5 Answers About PHP Phar Exploitation

In August 2018, Sam Thomas discovered a new way to attack PHP applications. This exploitation works by causing the application to unserialize a data structure controlled by the attacker and leads to the execution of arbitrary code on the attacked system.

Specifically, this attacks utilizes the phar:// stream wrapper which allows access to Phar application archives. The underlying problem is that PHP unserializes a Phar archive once it is first accessed by a file operation (e.g., file_exists()).

In this post, I answer five common questions about this new vulnerability and what it means for your application.

Am I only affected when I’m using phar archives in my application?

Sadly, no. For this exploitation to succeed, it is only necessary to have a file operation such as file_exists() that takes as its input parameter a variable that can be controlled by the attacker. Consider this example:

if(file_exists($_POST['input_path'])) {
  // do something

Assuming there is no further data validation, a user can control which value is passed to the file_exists() call. They might set its value to something like phar://../uploads/example.jpg. If such a piece of code exists in your application and the attacker is able to upload files to your filesystem, you are very likely vulnerable.

But I’m safe if I do not allow upload of .phar files, right?

Not necessarily. When parsing files, PHP does not care about the file extension as long as the uploaded file has a valid Phar structure. Sam Thomas has demonstrated in his whitepaper that it is possible to embed a phar archive in a valid JPG file, so even if you are filtering your uploads for MIME type etc, you won’t be safe from this attack.

What’s the worst thing that could happen if the attacker can successfully unserialize a .phar archive?

By carefully crafting the uploaded phar file, the attacker can trigger system calls, for example using PHP’s passthru() function. This is possible since the __wakeup() and __destruct() methods of a serialized class are automatically called on unserialization. Using this vector, the attacker can overtake the system and is for example able to delete files, access confidential data or use the attacked system for other malicious purposes.

How can I defend myself from this exploitation? There must be a PHP update, correct?

While the author of the whitepaper suggests PHP to change its default behavior and not unserialize phar contents in this unnecessary way, at this point it does not seem very likely that this will happen in the near future.
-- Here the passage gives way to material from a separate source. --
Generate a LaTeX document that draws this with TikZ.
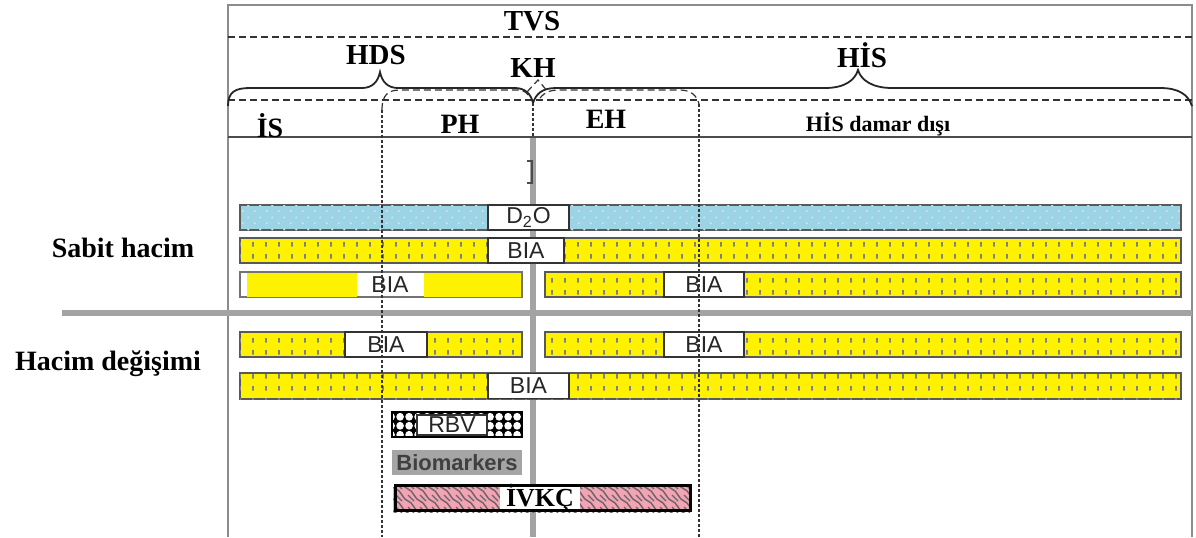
\documentclass[tikz,border=0pt]{standalone}
\usepackage{fontspec}
\setmainfont{Liberation Serif}
\setsansfont{Liberation Sans}
\usetikzlibrary{patterns}

\definecolor{barYellow}{HTML}{FFF200}
\definecolor{barBlue}{HTML}{9BD4E4}
\definecolor{ivkcPink}{HTML}{F4A3B4}
\definecolor{frameGray}{HTML}{8C8C8C}
\definecolor{sepGray}{HTML}{A3A3A3}
\definecolor{markerGray}{HTML}{A5A5A5}

% short ticks in the yellow bars
\pgfdeclarepatternformonly{biaticks}{\pgfqpoint{0pt}{0pt}}{\pgfqpoint{6.5pt}{6pt}}{\pgfqpoint{6.5pt}{6pt}}{%
  \pgfpathrectangle{\pgfqpoint{2.7pt}{1.8pt}}{\pgfqpoint{1pt}{2.4pt}}\pgfusepath{fill}}
% staggered dots in the water bar
\pgfdeclarepatternformonly{waterdots}{\pgfqpoint{0pt}{0pt}}{\pgfqpoint{6pt}{6pt}}{\pgfqpoint{6pt}{6pt}}{%
  \pgfpathcircle{\pgfqpoint{1.5pt}{1.5pt}}{0.6pt}%
  \pgfpathcircle{\pgfqpoint{4.5pt}{4.5pt}}{0.6pt}\pgfusepath{fill}}
% round knots for RBV
\pgfdeclarepatternformonly{rbvknots}{\pgfqpoint{0pt}{0pt}}{\pgfqpoint{4.5pt}{4.5pt}}{\pgfqpoint{4.5pt}{4.5pt}}{%
  \pgfpathcircle{\pgfqpoint{2.25pt}{2.25pt}}{2.1pt}\pgfusepath{fill}}
% braid for IVKC
\pgfdeclarepatternformonly{ivkcbraid}{\pgfqpoint{-1pt}{-1pt}}{\pgfqpoint{7pt}{7pt}}{\pgfqpoint{6pt}{6pt}}{%
  \pgfsetlinewidth{0.7pt}%
  \pgfpathmoveto{\pgfqpoint{0pt}{6pt}}%
  \pgfpathcurveto{\pgfqpoint{2.5pt}{5.5pt}}{\pgfqpoint{3.5pt}{0.5pt}}{\pgfqpoint{6pt}{0pt}}%
  \pgfpathmoveto{\pgfqpoint{0pt}{3pt}}%
  \pgfpathlineto{\pgfqpoint{3pt}{0pt}}%
  \pgfusepath{stroke}}

\begin{document}
\begin{tikzpicture}[
        x=0.5pt, y=-0.5pt,
        frameline/.style={draw=frameGray, line width=1pt},
        sepline/.style={draw=sepGray, line width=2.6pt},
        zonedash/.style={dash pattern=on 3.5pt off 2pt, line width=0.6pt, black!80},
        bounddash/.style={dash pattern=on 1.6pt off 0.9pt, line width=0.6pt, black!80},
        yellowbar/.style={draw=black!65, line width=0.7pt, fill=barYellow,
            postaction={pattern=biaticks, pattern color=black!50}},
        bluebar/.style={draw=black!65, line width=0.7pt, fill=barBlue,
            postaction={pattern=waterdots, pattern color=gray!25}},
        labelbox/.style={draw=black!80, fill=white, line width=0.6pt, inner sep=0pt,
            minimum height=12.5pt, text=black!85,
            font=\sffamily\fontsize{11.5}{11.5}\selectfont},
        toplabel/.style={inner sep=0pt, font=\bfseries\fontsize{14.5}{14.5}\selectfont},
        zonelabel/.style={inner sep=0pt, font=\bfseries\fontsize{14}{14}\selectfont},
        sidelabel/.style={inner sep=0pt, font=\bfseries\fontsize{14}{14}\selectfont}
    ]
    \useasboundingbox (0,0) rectangle (1196,537);

    % Frame and header lines
    \draw[frameline] (228,537) -- (228,5) -- (1192,5) -- (1192,537);
    \draw[zonedash] (228,37) -- (1192,37);
    \draw[zonedash] (228,100) -- (1192,100);
    \draw[draw=black!70, line width=0.8pt] (228,137) -- (1192,137);

    % Braces
    \draw[line width=0.9pt, black!85] (228,106) .. controls (228,92) and (235,88) .. (250,88)
        -- (362,88) .. controls (372,88) and (378,82) .. (380,72)
        .. controls (382,82) and (388,88) .. (398,88)
        -- (515,88) .. controls (525,88) and (531,94) .. (533,103);
    \draw[line width=0.9pt, black!85] (533,103) .. controls (536,94) and (542,88) .. (556,88)
        -- (825,88) .. controls (845,88) and (855,80) .. (858,70)
        .. controls (861,80) and (872,88) .. (892,88)
        -- (1160,88) .. controls (1178,88) and (1188,94) .. (1192,106);

    % Plasma and extravascular zones
    \draw[zonedash] (382,110) .. controls (382,95) and (388,90) .. (400,90)
        -- (518,90) .. controls (525,90) and (528,94) .. (530,98);
    \draw[zonedash] (527,92) -- (538,80) -- (548,92);
    \draw[zonedash] (540,98) .. controls (545,92) and (550,90) .. (560,90)
        -- (680,90) .. controls (690,90) and (697,95) .. (699,104);

    % Header texts
    \node[toplabel] (tvs) at (532,21) {TVS};
    \node[toplabel] (hds) at (376,55) {HDS};
    \node[toplabel] (kh) at (533,68) {KH};
    \node[toplabel] (his) at (862,55) {HİS};
    \node[zonelabel] (is) at (270,126) {İS};
    \node[zonelabel] (ph) at (460,124) {PH};
    \node[zonelabel] (eh) at (606,119) {EH};
    \node[zonelabel, font=\bfseries\fontsize{11}{11}\selectfont] (hisout) at (878,124) {HİS damar dışı};

    % Row separators
    \draw[bounddash] (533,103) -- (533,138);
    \draw[sepline] (533,138) -- (533,537);
    \draw[sepline] (62,313) -- (1192,313);
    \draw[draw=black!70, line width=0.8pt] (527,161) -- (532,161) -- (532,183) -- (527,183);

    % Side texts
    \node[sidelabel] (sabit) at (123,248) {Sabit hacim};
    \node[sidelabel] (degisim) at (108,364) {Hacim değişimi};

    % Sabit hacim bars
    \draw[bluebar] (240,205) rectangle (1181,230);
    \node[labelbox, minimum width=40.5pt] (d2o) at (528.5,217.5) {D\textsubscript{2}O};
    \draw[yellowbar] (240,238) rectangle (1181,263);
    \node[labelbox, minimum width=38pt] (bia1) at (526,250.5) {BIA};
    \draw[draw=black!55, line width=0.7pt, fill=white] (240,272) rectangle (522,297);
    \fill[barYellow] (247,273) rectangle (357,296.5);
    \fill[barYellow] (424,273) rectangle (521,296.5);
    \node[labelbox, draw=none, fill=none] (bia2) at (390,285) {BIA};
    \draw[yellowbar] (545,272) rectangle (1181,297);
    \node[labelbox, minimum width=40pt] (bia3) at (704,284.5) {BIA};

    % Hacim degisimi bars
    \draw[yellowbar] (240,332) rectangle (522,357);
    \node[labelbox, minimum width=41pt] (bia4) at (386,344.5) {BIA};
    \draw[yellowbar] (545,332) rectangle (1181,357);
    \node[labelbox, minimum width=40pt] (bia5) at (704,344.5) {BIA};
    \draw[yellowbar] (240,373) rectangle (1181,399);
    \node[labelbox, minimum width=40.5pt] (bia6) at (528.5,386) {BIA};

    % RBV, biomarkers and IVKC
    \fill[black, postaction={pattern=rbvknots, pattern color=white}] (392,412) rectangle (522,437);
    \draw[black, line width=0.8pt] (392,412) rectangle (522,437);
    \node[labelbox, minimum width=35pt, minimum height=10pt] (rbv) at (452,425) {RBV};
    \node[fill=markerGray, minimum width=65pt, minimum height=12.5pt, inner sep=0pt,
        text=black!75, font=\sffamily\bfseries\fontsize{11}{11}\selectfont] (bio) at (457,462.5) {Biomarkers};
    \fill[ivkcPink, postaction={pattern=ivkcbraid, pattern color=black!60}] (393,487) rectangle (690,512);
    \node[fill=white, minimum width=40pt, minimum height=11pt, inner sep=0pt,
        font=\bfseries\fontsize{13}{13}\selectfont] (ivkc) at (540,498) {İVKÇ};
    \draw[black, line width=1.5pt] (395,485) rectangle (690,510);

    % Zone boundaries over the bars
    \draw[bounddash] (382,110) -- (382,537);
    \draw[bounddash] (699,104) -- (699,537);
\end{tikzpicture}
\end{document}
Unfortunately, it is also not possible to disable Phar compatibility for a specific PHP installation.

The only thing one can do as an application developer is to check each file operation and make sure that it is impossible for the application user to set their input parameters to a string starting with phar://.

Which file operations need to be investigated?

You should at least check the usages of the following functions:

  • include()
  • fopen()
  • file_get_contents()
  • file()
  • file_exists()
  • is_file()
  • md5_file()

For an exhaustive list, see the PHP documentation.